An exploding monetary indicator suggests that investors could be fleeing European banks amidst the debt crisis for the safety of America, according to the economist and television pundit Lawrence Kudlow in a New York Sun column yesterday.

The M2 indicator, which tracks cash, demand-deposit checking accounts, savings deposits, and retail money-market funds, is up 24.2 percent at an annual rate over the past two months, according to data provided by the St. Louis Fed. This monetary explosion might suggest Europeans are withdrawing from their own banking system and putting their cash in American banks that are guaranteed by the Federal government, Kudlow said.

This is a disconcerting development. Normally, big M2 growth would signal a faster economy, and maybe even higher inflation. But as economist Michael Darda points out, the velocity, or turnover, of money seems to be plunging, writes Kudlow.

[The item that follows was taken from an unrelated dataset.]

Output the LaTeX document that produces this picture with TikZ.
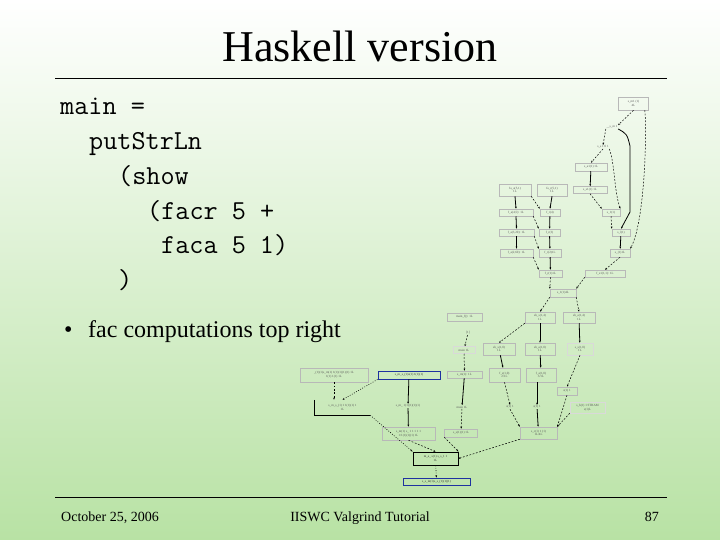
\documentclass[tikz,border=0pt]{standalone}
\usepackage{fontspec}
\setmainfont{Liberation Serif}
\usetikzlibrary{arrows.meta}
\definecolor{bgbottom}{RGB}{184,226,164}
\definecolor{gbblue}{RGB}{30,50,160}
\begin{document}
\begin{tikzpicture}[x=1pt,y=-1pt,
  gb/.style={draw=black!28, line width=0.5pt, inner sep=0pt, align=center,
    font=\fontsize{3.2}{3.7}\selectfont, text=black!65},
  gt/.style={inner sep=0.5pt, align=center, font=\fontsize{3.2}{3.7}\selectfont, text=black!65},
  bluebox/.style={gb, draw=gbblue, line width=0.9pt, text=black!80},
  blackbox/.style={gb, draw=black, line width=0.9pt, text=black!80},
  tip/.style={-{Stealth[length=2.2pt,width=1.7pt]}},
  ed/.style={tip, line width=0.5pt, dash pattern=on 1.8pt off 1.6pt},
  edot/.style={tip, line width=0.6pt, dash pattern=on 0.8pt off 1.6pt},
  es/.style={tip, line width=0.8pt},
  codeline/.style={anchor=base west, inner sep=0pt, font=\ttfamily\fontsize{27.4}{27.4}\selectfont}]
% background
\shade[top color=white, bottom color=bgbottom] (0,0) rectangle (720,540);
\useasboundingbox (0,0) rectangle (720,540);
% title
\node[anchor=base, inner sep=0pt, font=\fontsize{44}{44}\selectfont] (title) at (360,62) {Haskell version};
\draw[line width=0.8pt] (55,78) coordinate (tl) -- (667,78) coordinate (tr);
% code
\node[codeline] (c1) at (60,115) {main =};
\node[codeline] (c2) at (89,150) {putStrLn};
\node[codeline] (c3) at (118,185) {(show};
\node[codeline] (c4) at (147,219.5) {(facr 5 +};
\node[codeline] (c5) at (161,254) {faca 5 1)};
\node[codeline] (c6) at (118,288.5) {)};
% bullet
\node[anchor=base west, inner sep=0pt, font=\fontsize{24}{24}\selectfont] (bul) at (64,337) {•};
\node[anchor=base west, inner sep=0pt, font=\fontsize{24}{24}\selectfont] (btext) at (88,337) {fac computations top right};
% footer
\draw[line width=0.8pt] (55,497.5) coordinate (fl) -- (667,497.5) coordinate (fr);
\node[anchor=base west, inner sep=0pt, font=\fontsize{14}{14}\selectfont] (date) at (61,521) {October 25, 2006};
\node[anchor=base, inner sep=0pt, font=\fontsize{14}{14}\selectfont] (conf) at (360,521) {IISWC Valgrind Tutorial};
\node[anchor=base east, inner sep=0pt, font=\fontsize{14}{14}\selectfont] (page) at (659,521) {87};
% ---------------- graph nodes ----------------
\node[gb, minimum width=30, minimum height=13] (A) at (633.5,103.5) {s\_m1 (1)\\4L};
\node[gt] (B) at (612,127) {\_\_s\_m  1};
\node[gt] (C) at (603,147) {s\_s  1:0 1};
\node[gb, minimum width=32, minimum height=8] (D) at (591,167) {s\_a1(1)  1L};
\node[gb, minimum width=34, minimum height=7] (E) at (590,190) {s\_s1(1)  1L};
\node[gb, minimum width=32, minimum height=12] (F) at (515,190) {fa\_a(5,1)\\1L};
\node[gb, minimum width=30, minimum height=12] (G) at (552,190) {fa\_r(5,1)\\1L};
\node[gb, minimum width=34, minimum height=7] (H) at (516,212.5) {f\_a(4,5): 1L};
\node[gb, minimum width=20, minimum height=7] (I) at (550,212.5) {f\_r(4)};
\node[gb, minimum width=18, minimum height=7] (J) at (611,212.5) {s\_1(1)};
\node[gb, minimum width=35, minimum height=7] (K) at (516.5,232.5) {f\_a(3,20): 1L};
\node[gb, minimum width=21, minimum height=7] (L) at (549.5,232.5) {f\_r(3)};
\node[gb, minimum width=18, minimum height=7] (M) at (621,232.5) {s\_l(1)};
\node[gb, minimum width=33, minimum height=8] (N) at (516.5,253) {f\_a(2,60): 1L};
\node[gb, minimum width=22, minimum height=8] (O) at (550,253) {f\_r(2)1L};
\node[gb, minimum width=20, minimum height=8] (P) at (620,253) {s\_(1)1L};
\node[gb, minimum width=23, minimum height=7] (Q) at (550.5,273.5) {f\_r(1)1L};
\node[gb, minimum width=40, minimum height=7] (R) at (605,273.5) {f\_s1(1,1): 1L};
\node[gb, minimum width=26, minimum height=8] (S) at (563,293) {s\_1(1)4L};
\node[gb, minimum width=30, minimum height=11] (T) at (540,317.5) {sh\_s(1,4)\\1L};
\node[gb, minimum width=32, minimum height=11] (U) at (579,317.5) {sh\_a(1,4)\\1L};
\node[gb, minimum width=35, minimum height=8] (V) at (464.5,317) {main\_f(): 1L};
\node[gt] (W) at (468,333) {[1]};
\node[gb, draw=black!15, minimum width=22, minimum height=7] (X) at (464,350) {main 1L};
\node[gb, minimum width=32, minimum height=12] (Y) at (499,349) {sh\_s(1,0)\\1L};
\node[gb, minimum width=30, minimum height=12] (Z) at (540,349) {sh\_a(1,0)\\1L};
\node[gb, draw=black!15, minimum width=26, minimum height=12] (AA) at (580,349) {s\_s(1,0)\\1L};
\node[gb, minimum width=31, minimum height=14] (BB) at (504.5,375) {f\_s(1,0)\\2/1L};
\node[gb, minimum width=30, minimum height=14] (CC) at (541,375) {f\_a(1,0)\\3/1L};
\node[gb, minimum width=20, minimum height=8] (DD) at (567,391) {s(1) 1};
\node[gb, minimum width=35, minimum height=7] (EE) at (464.5,374.5) {s\_m(1): 1L};
\node[gt] (FF) at (462,407) {main 1L};
\node[gt] (GG) at (510,407) {s(1) 1};
\node[gt] (HH) at (537,407) {s(1) 1};
\node[gb, draw=black!15, minimum width=35, minimum height=11] (JJ) at (587.5,407.5) {s\_h(1) 1 STRAM\\s(1)L};
\node[gb, minimum width=37, minimum height=12] (II) at (538.5,433) {s\_c(1) 1 (1)\\1L/4L};
\node[gb, minimum width=33, minimum height=8] (KK) at (461,433) {s\_s(1)(1) 1L};
\node[blackbox, minimum width=45, minimum height=13] (MM) at (435.5,458.5) {m\_a\_ s(1) s\_s\_1 1\\1L};
\node[gb, minimum width=68, minimum height=14] (NN) at (334,375) {\_(1)(1)s\_m(1) 1(1)(1)(1)(1) 1L\\1(1) 1(1) 1L};
\node[bluebox, minimum width=62, minimum height=8] (OO) at (409,375) {s\_m\_s\_(1)s(1) 1(1)(1)};
\node[gb, draw=none, minimum width=55, minimum height=15] (PP) at (342.5,407.5) {s\_m\_s\_(1) 1 1(1)(1) 1\\1L};
\draw[line width=0.8pt] (PP.north west) |- (PP.south east);
\node[gt] (QQ) at (408,406) {s\_m\_ 1(1)(1)(1)(1)};
\node[gb, minimum width=53, minimum height=13] (RR) at (408.5,433.5) {s\_m(1) s\_ 1 1 1 1 1\\1/1(1)(1)(1) 1L};
\node[bluebox, minimum width=67, minimum height=7] (TT) at (436.5,481.5) {s\_s\_m(1)s\_s\_(1)(1)(1)};
% ---------------- graph edges ----------------
\draw[ed] (A.south) -- (B.north east);
\draw[ed] ([xshift=-4]A.south east) .. controls (647,130) and (645,222) .. (P.north east);
\draw[es] (B.south east) .. controls (627,134) .. (630,146) -- (630,212) -- (M.north);
\draw[ed] (B.south west) -- (C.north);
\draw[ed] (C.south) -- (D.north);
\draw[ed] (C.south east) .. controls (615,165) and (614,190) .. (J.north east);
\draw[es] (D) -- (E);
\draw[ed] (E.south) -- (J.north west);
\draw[es] (F.south) -- (H.north);
\draw[ed] (F.south east) -- (I.north west);
\draw[es] (G.south) -- (I.north);
\draw[es] (H.south) -- (K.north);
\draw[ed] (H.south east) -- (L.north west);
\draw[es] (I) -- (L);
\draw[ed] (J.south) -- (M.north west);
\draw[es] (M) -- (P);
\draw[es] (K) -- (N);
\draw[ed] (K.south east) -- (O.north west);
\draw[es] (L) -- (O);
\draw[ed] (N.south east) -- (Q.north west);
\draw[es] (O) -- (Q);
\draw[ed] (P.south) -- (R.north);
\draw[ed] (Q.south) -- (S.north west);
\draw[ed] (R.south west) -- (S.north east);
\draw[ed] (S.south west) -- (T.north);
\draw[ed] (S.south east) -- (U.north);
\draw[ed] (T.south west) -- (Y.north);
\draw[es] (T) -- (Z);
\draw[es] (U) -- (AA);
\draw[es] (Y) -- (BB);
\draw[es] (Z) -- (CC);
\draw[ed] (AA.south) -- (DD.north);
\draw[ed] (W) -- (X);
\draw[ed] (X) -- (EE);
\draw[es] (EE) -- (FF);
\draw[ed] (BB.south) -- (GG.north);
\draw[es] (CC.south -| HH) -- (HH);
\draw[ed] (DD.south) -- (II.north east);
\draw[ed] (GG.south) -- (II.north west);
\draw[es] (HH) -- (II);
\draw[ed] (JJ.south west) -- (II.north east);
\draw[ed] (FF) -- (KK);
\draw[ed] (KK.south west) -- (MM.north east);
\draw[ed] (II.south west) -- (MM.east);
\draw[ed] (NN.south) -- (PP.north west -| NN.south);
\draw[edot] (OO.south west) -- (PP.north);
\draw[es] (OO) -- (QQ);
\draw[es] (QQ) -- (RR);
\draw[edot] (PP.south east) -- (MM.north west);
\draw[ed] (RR.south) -- (MM.north);
\draw[edot] (MM) -- (TT);
\end{tikzpicture}
\end{document}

What's plaguing the stock market, which plunged yesterday, are fears about the safety and solvency of European government debts and European banks. I still don't believe it's 2008. But yes, like everyone else, I'm worried, he wrote in the New York Sun.

Still, writes Kudlow, American banks and corporations have loads of cash on hand. If America can roll back the over-regulation of the financial system and the government's misguided fiscal policies, all that cash can be used for corporate innovation, bank lending, and the economy will get humming again, he said.